Why Visual Literacy Is Important
When I was in grade school, there was no attempt at teaching any kind of visual literacy. Today, our society and our world are saturated with visual stimulation. The visual image has taken over, in a sense, for better or for worse. But the reality is that if one wants to reach younger people at an earlier age to shape their minds in a critical way, you really need to know how ideas and emotions are expressed visually. Now, that visual form can be video or film, but it still has the same rules, the same vocabulary, the same grammar.
The grammar is panning left and right, tracking in or out, booming up or down, intercutting shots, lighting, the use of a close-up as opposed to a medium shot -- those types of things -- and how you use all these elements to make an emotional and psychological point to an audience.

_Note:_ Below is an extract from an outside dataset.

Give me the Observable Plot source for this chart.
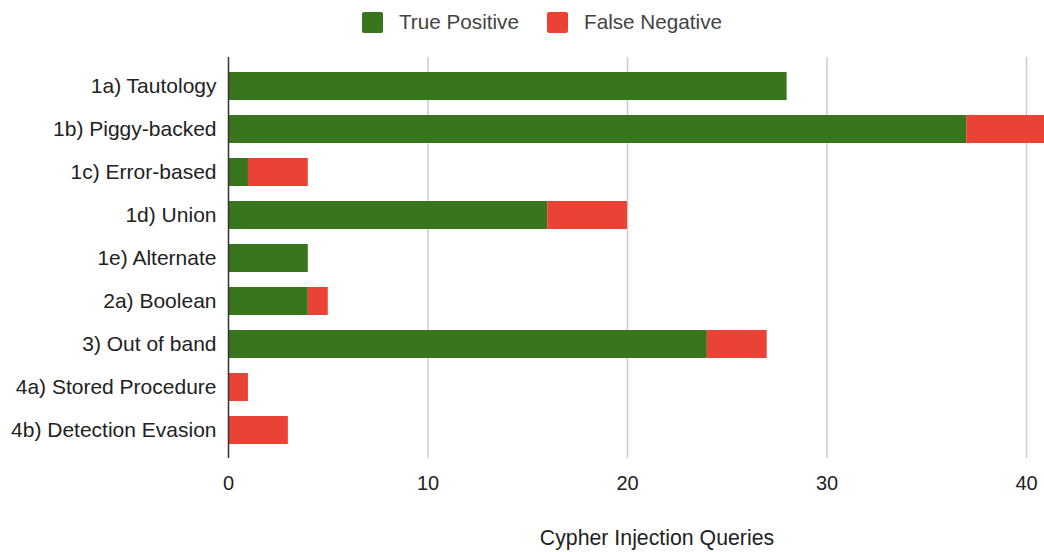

We have to teach our younger people how to use this very powerful tool. The world is now at the point where they are exposed to the visual language sooner than the verbal, and I think there's a danger of visual language having more of an effect on kids than it used to. We have to try to deal with this and teach them to interpret the power of visual language.
You have to make room for film in curriculum. What you are doing is training the eye and the heart of the student to look at film in a different way by asking questions and pointing to different ideas, different concepts. You're training them to think about a story that is told in visual terms in a different way, and to take it seriously.
It is so important, I think, because so much in today's society is communicated visually and even subliminally. Young people have to know that this way of communicating is a very, very powerful tool.